**Task to complete**: Omit all images. Write out the rest of the material exactly.

● ● ● ● ●

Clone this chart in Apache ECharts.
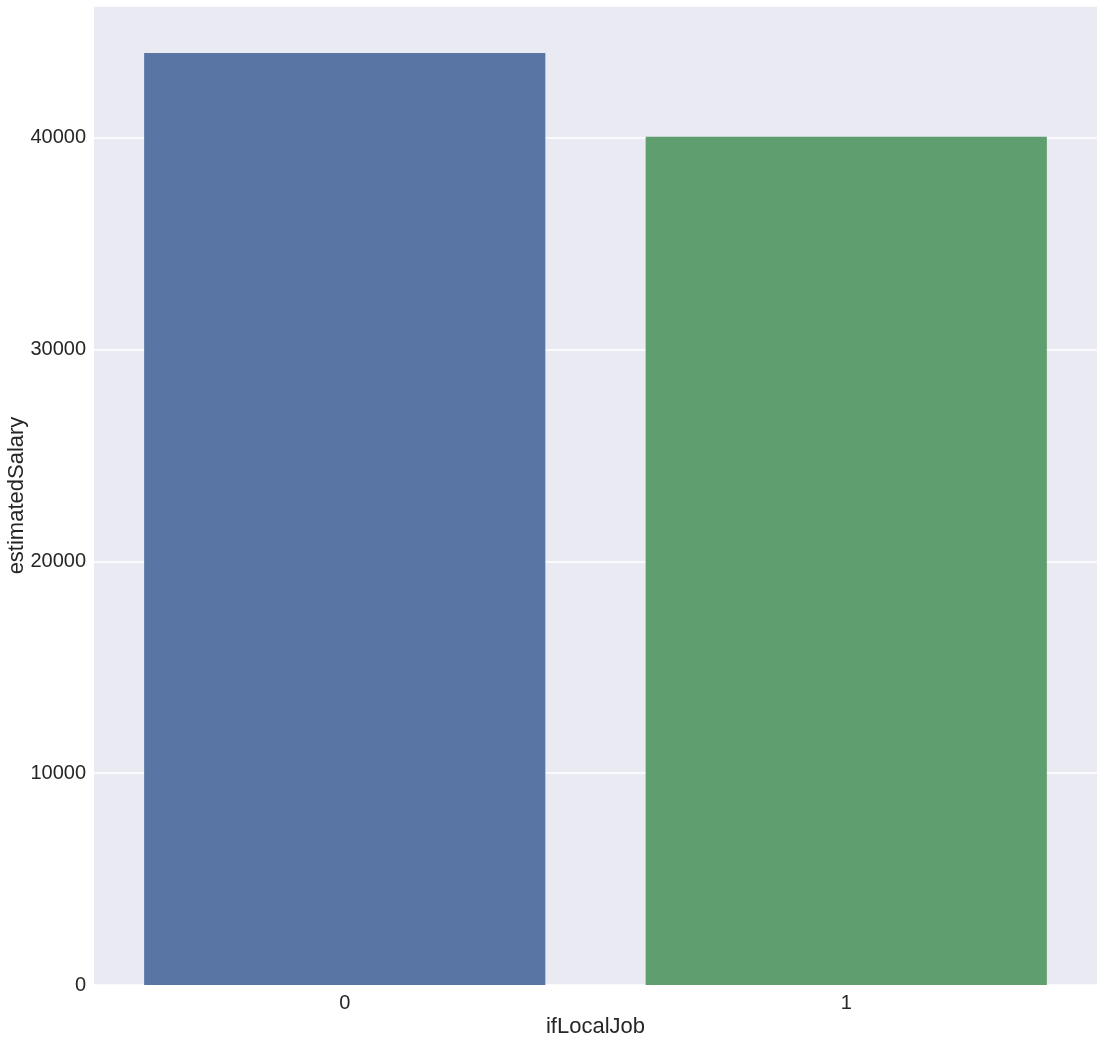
<!DOCTYPE html>
<html>
<head>
<meta charset="utf-8">
<style>html,body{margin:0;padding:0;background:#fff}#c{width:1105px;height:1042px}</style>
<script src="https://cdn.jsdelivr.net/npm/echarts@6/dist/echarts.min.js"></script>
</head>
<body>
<div id="c"></div>
<script>
const categories = ['0', '1'];
const values = [44010, 40050];
const colors = ['#5975a4', '#5f9e6e'];
const yTicks = [0, 10000, 20000, 30000, 40000];

const chart = echarts.init(document.getElementById('c'));
const font = 'Liberation Sans, Arial, sans-serif';
chart.setOption({
  animation: false,
  grid: { left: 94, right: 8, top: 6, bottom: 57, backgroundColor: '#eaeaf2', show: true, borderWidth: 0,
    containLabel: false, outerBoundsMode: 'none' },
  xAxis: {
    type: 'category', data: categories,
    name: 'ifLocalJob', nameLocation: 'middle', nameGap: 31, nameMoveOverlap: false,
    nameTextStyle: { fontSize: 22, color: '#262626', fontFamily: font },
    axisLine: { show: false }, axisTick: { show: false },
    axisLabel: { fontSize: 20, color: '#262626', fontFamily: font, margin: 8 }
  },
  yAxis: {
    type: 'value', min: 0, max: 46230, interval: 10000,
    name: 'estimatedSalary', nameLocation: 'middle', nameGap: 66, nameMoveOverlap: false,
    nameTextStyle: { fontSize: 22, color: '#262626', fontFamily: font },
    axisLine: { show: false }, axisTick: { show: false },
    axisLabel: { fontSize: 20, color: '#262626', fontFamily: font, margin: 8, showMaxLabel: false,
      formatter: v => yTicks.includes(v) ? String(v) : '' },
    splitLine: { lineStyle: { color: '#ffffff', width: 1.5 } }
  },
  series: [{
    type: 'bar', barWidth: '80%',
    data: values.map((v, i) => ({ value: v, itemStyle: { color: colors[i] } }))
  }]
});
</script>
</body>
</html>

● ● ● ● ●

**Written answer**:
Clone this chart in Apache ECharts.
<!DOCTYPE html>
<html>
<head>
<meta charset="utf-8">
<style>html,body{margin:0;padding:0;background:#fff}#c{width:1105px;height:1042px}</style>
<script src="https://cdn.jsdelivr.net/npm/echarts@6/dist/echarts.min.js"></script>
</head>
<body>
<div id="c"></div>
<script>
const categories = ['0', '1'];
const values = [44010, 40050];
const colors = ['#5975a4', '#5f9e6e'];
const yTicks = [0, 10000, 20000, 30000, 40000];

const chart = echarts.init(document.getElementById('c'));
const font = 'Liberation Sans, Arial, sans-serif';
chart.setOption({
  animation: false,
  grid: { left: 94, right: 8, top: 6, bottom: 57, backgroundColor: '#eaeaf2', show: true, borderWidth: 0,
    containLabel: false, outerBoundsMode: 'none' },
  xAxis: {
    type: 'category', data: categories,
    name: 'ifLocalJob', nameLocation: 'middle', nameGap: 31, nameMoveOverlap: false,
    nameTextStyle: { fontSize: 22, color: '#262626', fontFamily: font },
    axisLine: { show: false }, axisTick: { show: false },
    axisLabel: { fontSize: 20, color: '#262626', fontFamily: font, margin: 8 }
  },
  yAxis: {
    type: 'value', min: 0, max: 46230, interval: 10000,
    name: 'estimatedSalary', nameLocation: 'middle', nameGap: 66, nameMoveOverlap: false,
    nameTextStyle: { fontSize: 22, color: '#262626', fontFamily: font },
    axisLine: { show: false }, axisTick: { show: false },
    axisLabel: { fontSize: 20, color: '#262626', fontFamily: font, margin: 8, showMaxLabel: false,
      formatter: v => yTicks.includes(v) ? String(v) : '' },
    splitLine: { lineStyle: { color: '#ffffff', width: 1.5 } }
  },
  series: [{
    type: 'bar', barWidth: '80%',
    data: values.map((v, i) => ({ value: v, itemStyle: { color: colors[i] } }))
  }]
});
</script>
</body>
</html>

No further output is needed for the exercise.